Severance Agreement Term Does Not Circumvent Discrimination and Equal Pay Actions - American Society of Employers - Michael Burns

Severance Agreement Term Does Not Circumvent Discrimination and Equal Pay Actions

The Sixth Circuit Court of Appeals, whose jurisdiction includes Michigan, ruled against a machine parts manufacturer last August when it overturned a lower court decision that held an employee’s severance agreement barred her lawsuit alleging Title VII discrimination and violation of the Equal Pay Act.gavel

Last Monday the U.S. Supreme Court (SCOTUS) upheld the Sixth Circuit Court of Appeals decision in this case by turning away the Defendant’s petition for review. This action affirmed the Sixth Circuit’s holding that a contract’s rule, called the tender back doctrine, which states that “an innocent party to a contract can void the deal if it was tainted by duress, mistakes, or fraud as long as any benefits the person received are tendered back first within a reasonable time frame.”  If the person waits too long the agreement is deemed to be ratified.

As many who have used severance agreements may know, there is already plenty of “exits” built into most properly drafted severance agreements. As compelled by the Age Discrimination in Employment Act (ADEA), to be enforceable, a severance agreement must permit an employee 21 days to review the agreement, think about it, and even have legal counsel opine on it. Additionally, most severance agreements also contain a seven-day revocation or withdrawal clause whereby even after the employee signs the agreement, they have the right to nullify the agreement. What is the employer looking for in this agreement exchange?  The answer, among other terms, is mostly a liability release by the employee stating no claims of adverse employment action will be brought against the employer. Consideration for the release of claims in the severance package that is offered can be negotiated by both parties if necessary.
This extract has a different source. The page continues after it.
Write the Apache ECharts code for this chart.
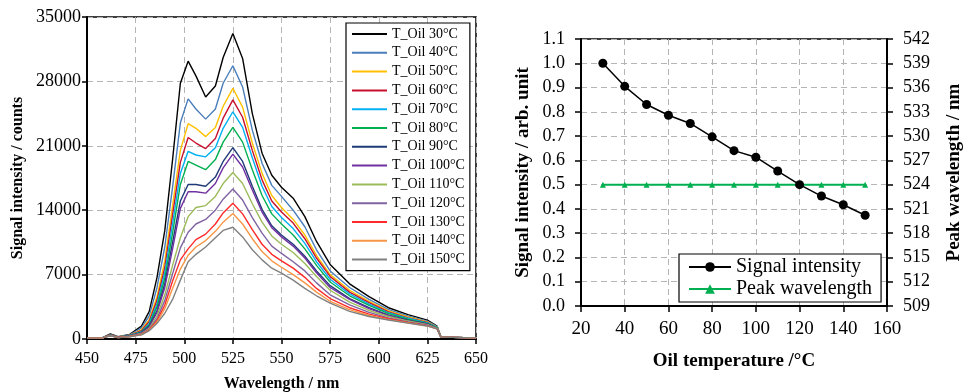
<!DOCTYPE html>
<html><head><meta charset="utf-8">
<script src="https://cdn.jsdelivr.net/npm/echarts@6/dist/echarts.min.js"></script>
<style>html,body{margin:0;padding:0;background:#fff;}#c{width:978px;height:392px;}</style>
</head><body><div id="c"></div>
<script>
// ---- Left chart: spectra ----
const wavelengths = [450,458,462,466,472,478,482,486,490,494,498,502,506,511,516,520,525,530,535,540,545,550,556,562,568,575,585,595,605,615,625,630,632,650];
const T30  = [100,150,550,250,500,1400,3000,6700,11800,19500,27800,30200,28600,26300,27500,30600,33200,30500,24500,20200,17800,16500,15300,13300,10600,8100,6000,4600,3400,2650,2050,1400,200,120];
const T40  = [100,140,480,230,450,1200,2500,5600,10000,16500,23500,26100,25000,23900,25000,27800,29700,27400,22700,19100,16700,15500,14000,12200,9700,7400,5600,4300,3200,2500,1950,1350,200,120];
const T50  = [100,130,450,220,420,1000,2100,4600,8500,14500,20500,23400,22900,22000,23000,25300,27250,25200,21300,18000,15600,14300,13000,11300,9100,7000,5300,4100,3050,2400,1850,1300,200,120];
const T60  = [100,130,440,210,400,900,1900,4200,7800,13500,19200,21900,21300,20700,21800,24000,26000,24100,20500,17300,15000,13800,12600,10900,8800,6800,5100,3950,2950,2300,1800,1250,200,120];
const T70  = [100,130,430,200,380,800,1700,3800,7200,12500,18000,20400,20000,19800,20800,22900,24700,23000,19700,16600,14400,13200,12000,10400,8400,6500,4900,3800,2850,2250,1750,1250,200,120];
const T80  = [100,125,420,200,360,750,1550,3500,6600,11500,16800,19300,18900,18400,19500,21400,23000,21400,18400,15600,13600,12500,11300,9800,8000,6200,4700,3650,2750,2150,1700,1200,200,120];
const T90  = [100,125,410,190,340,700,1400,3100,6000,10500,15000,16800,16800,16600,17600,19300,20800,19300,16600,14100,12300,11300,10300,9000,7400,5800,4400,3400,2600,2050,1650,1150,200,120];
const T100 = [100,120,400,190,330,650,1300,2900,5600,9800,14200,16000,16000,15850,16900,18600,20100,18700,16200,13800,12100,11100,10100,8800,7200,5600,4300,3300,2550,2000,1600,1150,200,120];
const T110 = [100,120,390,180,310,600,1150,2500,4800,8000,11000,13300,14300,14500,15500,16900,18100,16900,14700,12700,11200,10300,9400,8200,6800,5300,4000,3100,2450,1950,1550,1150,200,120];
const T120 = [100,120,380,170,290,550,1050,2200,4200,7100,9900,11600,12500,13000,14000,15200,16300,15100,13200,11500,10100,9300,8400,7400,6100,4800,3700,2900,2300,1850,1500,1100,200,120];
const T130 = [100,120,370,160,270,500,1000,2000,3700,6300,8600,9800,10800,11400,12500,13700,14750,13600,11900,10300,9200,8500,7700,6700,5500,4400,3400,2700,2200,1800,1450,1100,200,120];
const T140 = [100,120,360,155,260,480,950,1850,3300,5500,7600,9100,10000,10700,11700,12700,13650,12500,10900,9500,8500,7800,7000,6100,5100,4100,3200,2550,2100,1750,1400,1100,200,120];
const T150 = [100,120,350,150,250,450,900,1700,2800,4300,6400,8400,9200,10000,11000,11800,12150,11100,9700,8600,7700,7150,6400,5500,4700,3900,3000,2450,2070,1720,1420,1100,200,120];
const spectraNames = ['T_Oil 30°C','T_Oil 40°C','T_Oil 50°C','T_Oil 60°C','T_Oil 70°C','T_Oil 80°C','T_Oil 90°C','T_Oil 100°C','T_Oil 110°C','T_Oil 120°C','T_Oil 130°C','T_Oil 140°C','T_Oil 150°C'];
const spectraValues = [T30,T40,T50,T60,T70,T80,T90,T100,T110,T120,T130,T140,T150];
const spectraColors = ['#000000','#4a7ebb','#ffc000','#c8102e','#00b0f0','#00b050','#1f3a78','#7030a0','#9bbb59','#8064a2','#ff2a2a','#f79646','#808080'];
const leftXTicks = {min:450, max:650, interval:25};
const leftYTicks = {min:0, max:35000, interval:7000};

// ---- Right chart: signal / peak vs temperature ----
const oilTemps = [30,40,50,60,70,80,90,100,110,120,130,140,150];
const signalIntensity = [1.0,0.905,0.83,0.786,0.752,0.697,0.64,0.613,0.556,0.5,0.453,0.417,0.374];
const peakWavelength = [524,524,524,524,524,524,524,524,524,524,524,524,524];
const peakAxisBase = 509; // right axis runs 509..542 step 3
const peakAxisTop = 542;

const FONT = 'Liberation Serif';
const grid0 = {left:87, right:502, top:17, bottom:53};
const grid1 = {left:581, right:91, top:39, bottom:86};
const split = {show:true, lineStyle:{color:'#b4b4b4', type:[6,4], width:1}};

const series = spectraNames.map((n,i)=>({
  name:n, type:'line', xAxisIndex:0, yAxisIndex:0, symbol:'none', smooth:false,
  lineStyle:{width:1.4, color:spectraColors[i]}, itemStyle:{color:spectraColors[i]},
  data: wavelengths.map((w,k)=>[w, spectraValues[i][k]])
}));
series.push({
  name:'Signal intensity', type:'line', xAxisIndex:1, yAxisIndex:1, symbol:'circle', symbolSize:9,
  lineStyle:{width:1.5, color:'#000'}, itemStyle:{color:'#000'},
  data: oilTemps.map((t,k)=>[t, signalIntensity[k]]), z:5
});
series.push({
  name:'Peak wavelength', type:'line', xAxisIndex:1, yAxisIndex:2, symbol:'triangle', symbolSize:6,
  lineStyle:{width:2, color:'#00b050'}, itemStyle:{color:'#00b050'},
  data: oilTemps.map((t,k)=>[t, peakWavelength[k]-peakAxisBase]), z:4
});

const option = {
  animation:false,
  textStyle:{fontFamily:FONT, color:'#000'},
  grid:[
    Object.assign({show:true, borderColor:'#000', borderWidth:1.5, containLabel:false, outerBoundsMode:'none'}, grid0),
    Object.assign({show:true, borderColor:'#000', borderWidth:1.5, containLabel:false, outerBoundsMode:'none'}, grid1)
  ],
  xAxis:[
    {type:'value', gridIndex:0, min:leftXTicks.min, max:leftXTicks.max, interval:leftXTicks.interval,
     axisLine:{lineStyle:{color:'#000', width:2}}, axisTick:{show:true, length:5, lineStyle:{color:'#000', width:1.5}},
     axisLabel:{color:'#000', fontSize:16, fontFamily:FONT, margin:12, formatter:v=>String(v)}, splitLine:split,
     name:'Wavelength / nm', nameLocation:'middle', nameGap:37,
     nameTextStyle:{fontWeight:'bold', fontSize:16, fontFamily:FONT, color:'#000'}},
    {type:'value', gridIndex:1, min:20, max:160, interval:20,
     axisLine:{lineStyle:{color:'#000', width:2}}, axisTick:{show:true, length:6, lineStyle:{color:'#000', width:1.5}},
     axisLabel:{color:'#000', fontSize:19, fontFamily:FONT, margin:14}, splitLine:split,
     name:'Oil temperature /°C', nameLocation:'middle', nameGap:46,
     nameTextStyle:{fontWeight:'bold', fontSize:19, fontFamily:FONT, color:'#000'}}
  ],
  yAxis:[
    {type:'value', gridIndex:0, min:leftYTicks.min, max:leftYTicks.max, interval:leftYTicks.interval,
     axisLine:{show:true, lineStyle:{color:'#000', width:2}}, axisTick:{show:true, length:5, lineStyle:{color:'#000', width:1.5}},
     axisLabel:{color:'#000', fontSize:18, fontFamily:FONT, margin:6, formatter:v=>String(v)}, splitLine:split,
     name:'Signal intensity / counts', nameLocation:'middle', nameRotate:90, nameGap:61,
     nameTextStyle:{fontWeight:'bold', fontSize:16, fontFamily:FONT, color:'#000'}},
    {type:'value', gridIndex:1, position:'left', min:0, max:1.1, interval:0.1,
     axisLine:{show:true, lineStyle:{color:'#000', width:2}}, axisTick:{show:true, length:6, lineStyle:{color:'#000', width:1.5}},
     axisLabel:{color:'#000', fontSize:18, fontFamily:FONT, margin:16, formatter:v=>v.toFixed(1)}, splitLine:split,
     name:'Signal intensity / arb. unit', nameLocation:'middle', nameRotate:90, nameGap:48,
     nameTextStyle:{fontWeight:'bold', fontSize:19, fontFamily:FONT, color:'#000'}},
    {type:'value', gridIndex:1, position:'right', min:0, max:peakAxisTop-peakAxisBase, interval:3,
     axisLine:{show:true, lineStyle:{color:'#000', width:2}}, axisTick:{show:true, length:6, lineStyle:{color:'#000', width:1.5}},
     axisLabel:{color:'#000', fontSize:18, fontFamily:FONT, margin:16, formatter:v=>String(v+peakAxisBase)}, splitLine:{show:false},
     name:'Peak wavelength / nm', nameLocation:'middle', nameRotate:90, nameGap:58,
     nameTextStyle:{fontWeight:'bold', fontSize:19, fontFamily:FONT, color:'#000'}}
  ],
  legend:[
    {data:spectraNames, orient:'vertical', left:346, top:23, icon:'rect', itemWidth:35, itemHeight:2, itemGap:4.8,
     padding:[4,5,4,6], backgroundColor:'#fff', borderColor:'#000', borderWidth:1.2,
     textStyle:{fontSize:14, fontFamily:FONT, color:'#000', lineHeight:14}},
    {data:['Signal intensity','Peak wavelength'], orient:'vertical', left:679, top:254, itemWidth:42, itemHeight:12, itemGap:2,
     padding:[3,9,3,9], backgroundColor:'#fff', borderColor:'#000', borderWidth:1.2,
     textStyle:{fontSize:20, fontFamily:FONT, color:'#000', lineHeight:14}}
  ],
  series:series
};
const chart = echarts.init(document.getElementById('c'));
chart.setOption(option);
</script>
</body></html>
As reported, a lot of the above did not happen in the case of Midwest Machining Inc. v. Jena McClellan when her termination from employment at the company for poor performance and attendance occured. The Plaintiff, Ms. McClellan, who was pregnant at the time, was offered $4,000 severance in exchange for her agreement to waive all legal claims against the company. She was not afforded much time for review and consideration of the agreement when the company terminated her employment.

Subsequently, she filed a pregnancy discrimination charge against the company with the Equal Employment Opportunity Commission (EEOC) and then brought her lawsuit. She also sued for pay discrimination alleging that while employed she was paid less than her male counterparts.  

When the lawsuit was brought, the company’s attorney informed the Plaintiff’s attorney about the severance agreement. The Plaintiff then sent the employer a check for $4,000 ostensibly returning the severance benefit to the employer. The employer refused to accept the money and stated there was no legal basis for Plaintiff to “renege on the deal.” The discrimination complaints were brought before the severance money was tendered back in this case.

The lower Court held that the tender back doctrine did not apply and ruled for the employer. On appeal the Sixth Circuit held that Title VII and the Equal Pay Act were not subject to the tender-back doctrine. Their reasoning for not strictly applying this rule in the case of discrimination and pay claims is employees are often forced to take these severance deals because they are economically vulnerable. In this case, the employer was found to have pushed the severance deal on her and did not give her proper time and resources to review and consider the agreement.

Pursuant to another SCOTUS case that the Sixth Circuit referred to for its conclusion, SCOTUS said it “ is more consistent with the objective of the act to hold… that… the sum paid shall be deducted from any award determined to be due to the injured employee.”

Midwest Machining Inc. v. Jena McClellan was sent back to the lower court for a hearing on the Plaintiff’s discrimination claims. 

In refusing to review this case, SCOTUS has held Title VII and the Equal Pay Act overrides the common law contract rules (tender back doctrine) if the employer does not allow for an employee’s careful consideration of the severance agreement before signing.

This ruling reminds employers that in order for severance agreements to comply with the Age Discrimination in Employment Act (ADEA) and other laws they must not only include review and revocation periods, but the employer must allow the employee time to carefully review the agreement before signing. It is recommended when executing a severance agreement to have a witness in the meeting and clearly recommend the employee take time to review the agreement and discuss it with family and legal counsel before signing it. Lastly, employers should have qualified legal counsel develop and review severance agreements to ensure they include all necessary employee rights and are implemented in the appropriate way.